___ MATERIAL
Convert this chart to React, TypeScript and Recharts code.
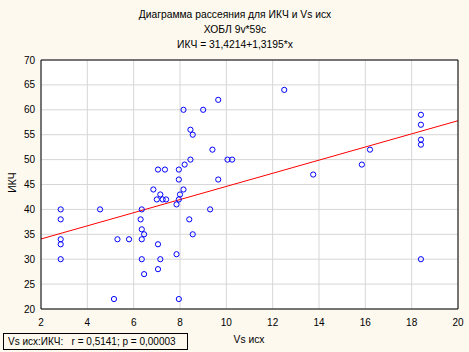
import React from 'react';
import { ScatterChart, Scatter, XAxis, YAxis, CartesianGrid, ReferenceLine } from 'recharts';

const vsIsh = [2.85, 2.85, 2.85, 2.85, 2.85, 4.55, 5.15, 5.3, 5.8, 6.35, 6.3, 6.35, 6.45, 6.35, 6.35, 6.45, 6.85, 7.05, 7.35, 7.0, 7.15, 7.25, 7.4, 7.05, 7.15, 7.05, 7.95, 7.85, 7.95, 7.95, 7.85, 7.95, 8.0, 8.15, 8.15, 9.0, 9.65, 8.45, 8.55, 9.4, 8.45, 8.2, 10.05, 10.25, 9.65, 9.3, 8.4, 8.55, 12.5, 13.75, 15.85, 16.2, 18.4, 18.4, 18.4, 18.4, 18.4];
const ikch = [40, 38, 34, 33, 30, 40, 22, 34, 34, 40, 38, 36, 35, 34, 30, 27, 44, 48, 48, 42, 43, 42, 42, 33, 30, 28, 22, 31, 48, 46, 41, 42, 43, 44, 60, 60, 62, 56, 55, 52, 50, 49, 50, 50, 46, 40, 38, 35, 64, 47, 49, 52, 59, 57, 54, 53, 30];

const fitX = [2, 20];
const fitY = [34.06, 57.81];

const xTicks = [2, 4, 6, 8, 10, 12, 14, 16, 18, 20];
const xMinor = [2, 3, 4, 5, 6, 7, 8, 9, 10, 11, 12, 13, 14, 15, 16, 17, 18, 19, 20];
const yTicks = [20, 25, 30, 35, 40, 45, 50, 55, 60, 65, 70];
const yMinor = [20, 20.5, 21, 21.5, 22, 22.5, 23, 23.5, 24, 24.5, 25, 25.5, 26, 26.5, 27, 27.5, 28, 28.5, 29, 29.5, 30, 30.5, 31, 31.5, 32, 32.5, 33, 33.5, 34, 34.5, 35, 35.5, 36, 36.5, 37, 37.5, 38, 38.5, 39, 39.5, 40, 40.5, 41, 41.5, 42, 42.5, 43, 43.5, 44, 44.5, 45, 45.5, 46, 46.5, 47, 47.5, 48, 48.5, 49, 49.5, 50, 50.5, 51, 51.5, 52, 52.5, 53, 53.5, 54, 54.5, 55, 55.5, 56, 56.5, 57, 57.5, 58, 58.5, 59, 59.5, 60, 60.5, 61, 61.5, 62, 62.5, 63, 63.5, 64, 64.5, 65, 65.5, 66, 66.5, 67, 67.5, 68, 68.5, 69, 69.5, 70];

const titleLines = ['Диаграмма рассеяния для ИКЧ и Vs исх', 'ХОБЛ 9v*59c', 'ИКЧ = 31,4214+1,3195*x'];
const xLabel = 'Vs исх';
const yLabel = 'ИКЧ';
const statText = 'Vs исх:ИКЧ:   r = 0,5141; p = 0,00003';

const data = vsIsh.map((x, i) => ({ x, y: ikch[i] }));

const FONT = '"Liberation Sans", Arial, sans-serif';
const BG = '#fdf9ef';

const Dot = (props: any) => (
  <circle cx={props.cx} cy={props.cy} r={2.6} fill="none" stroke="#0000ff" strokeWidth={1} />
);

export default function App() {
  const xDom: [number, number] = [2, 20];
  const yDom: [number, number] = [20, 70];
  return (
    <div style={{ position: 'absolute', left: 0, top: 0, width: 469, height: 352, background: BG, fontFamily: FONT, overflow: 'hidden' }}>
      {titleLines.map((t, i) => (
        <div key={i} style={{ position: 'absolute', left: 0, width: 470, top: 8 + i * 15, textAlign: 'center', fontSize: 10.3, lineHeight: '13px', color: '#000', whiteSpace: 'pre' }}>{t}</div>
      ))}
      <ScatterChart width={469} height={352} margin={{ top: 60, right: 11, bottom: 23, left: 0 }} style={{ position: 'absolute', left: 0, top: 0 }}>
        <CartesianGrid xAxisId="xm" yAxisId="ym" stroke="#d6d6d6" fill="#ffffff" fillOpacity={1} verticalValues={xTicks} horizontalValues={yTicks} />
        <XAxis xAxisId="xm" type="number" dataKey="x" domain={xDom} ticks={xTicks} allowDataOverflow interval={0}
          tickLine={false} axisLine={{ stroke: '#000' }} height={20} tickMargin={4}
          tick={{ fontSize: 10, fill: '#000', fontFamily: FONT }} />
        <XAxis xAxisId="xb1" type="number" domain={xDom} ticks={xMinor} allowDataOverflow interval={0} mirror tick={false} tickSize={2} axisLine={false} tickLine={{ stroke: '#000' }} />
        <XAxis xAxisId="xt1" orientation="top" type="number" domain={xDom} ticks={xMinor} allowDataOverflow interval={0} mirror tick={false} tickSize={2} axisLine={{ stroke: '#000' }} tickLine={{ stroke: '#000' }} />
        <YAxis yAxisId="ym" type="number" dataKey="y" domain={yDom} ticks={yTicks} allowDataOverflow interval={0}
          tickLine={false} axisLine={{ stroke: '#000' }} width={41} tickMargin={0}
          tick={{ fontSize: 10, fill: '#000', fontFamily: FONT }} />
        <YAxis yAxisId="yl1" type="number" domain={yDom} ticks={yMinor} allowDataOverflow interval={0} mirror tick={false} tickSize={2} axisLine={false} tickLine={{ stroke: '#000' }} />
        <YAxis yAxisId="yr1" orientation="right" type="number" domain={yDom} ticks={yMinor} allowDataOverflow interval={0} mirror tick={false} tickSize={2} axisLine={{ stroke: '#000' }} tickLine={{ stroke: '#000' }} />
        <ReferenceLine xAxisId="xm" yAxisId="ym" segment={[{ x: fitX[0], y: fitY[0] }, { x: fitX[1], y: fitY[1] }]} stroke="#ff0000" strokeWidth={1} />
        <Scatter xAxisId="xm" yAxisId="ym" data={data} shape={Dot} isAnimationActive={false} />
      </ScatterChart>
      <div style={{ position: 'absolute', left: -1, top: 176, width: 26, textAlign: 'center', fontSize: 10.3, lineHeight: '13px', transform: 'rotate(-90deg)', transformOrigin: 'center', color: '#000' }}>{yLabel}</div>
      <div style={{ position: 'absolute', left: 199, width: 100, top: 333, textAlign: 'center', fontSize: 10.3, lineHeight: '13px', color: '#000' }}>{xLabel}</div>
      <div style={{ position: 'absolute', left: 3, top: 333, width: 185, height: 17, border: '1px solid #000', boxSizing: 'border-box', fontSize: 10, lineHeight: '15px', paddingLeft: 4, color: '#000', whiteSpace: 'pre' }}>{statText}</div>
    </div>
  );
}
______
REQUIRED WORK —
Please restate the material above line by line, exactly, beginning at its first line and ending with the line that contains "YAxis, CartesianGrid, ReferenceLine", without any pictures.

FULL SOLUTION —
Convert this chart to React, TypeScript and Recharts code.
import React from 'react';
import { ScatterChart, Scatter, XAxis, YAxis, CartesianGrid, ReferenceLine } from 'recharts';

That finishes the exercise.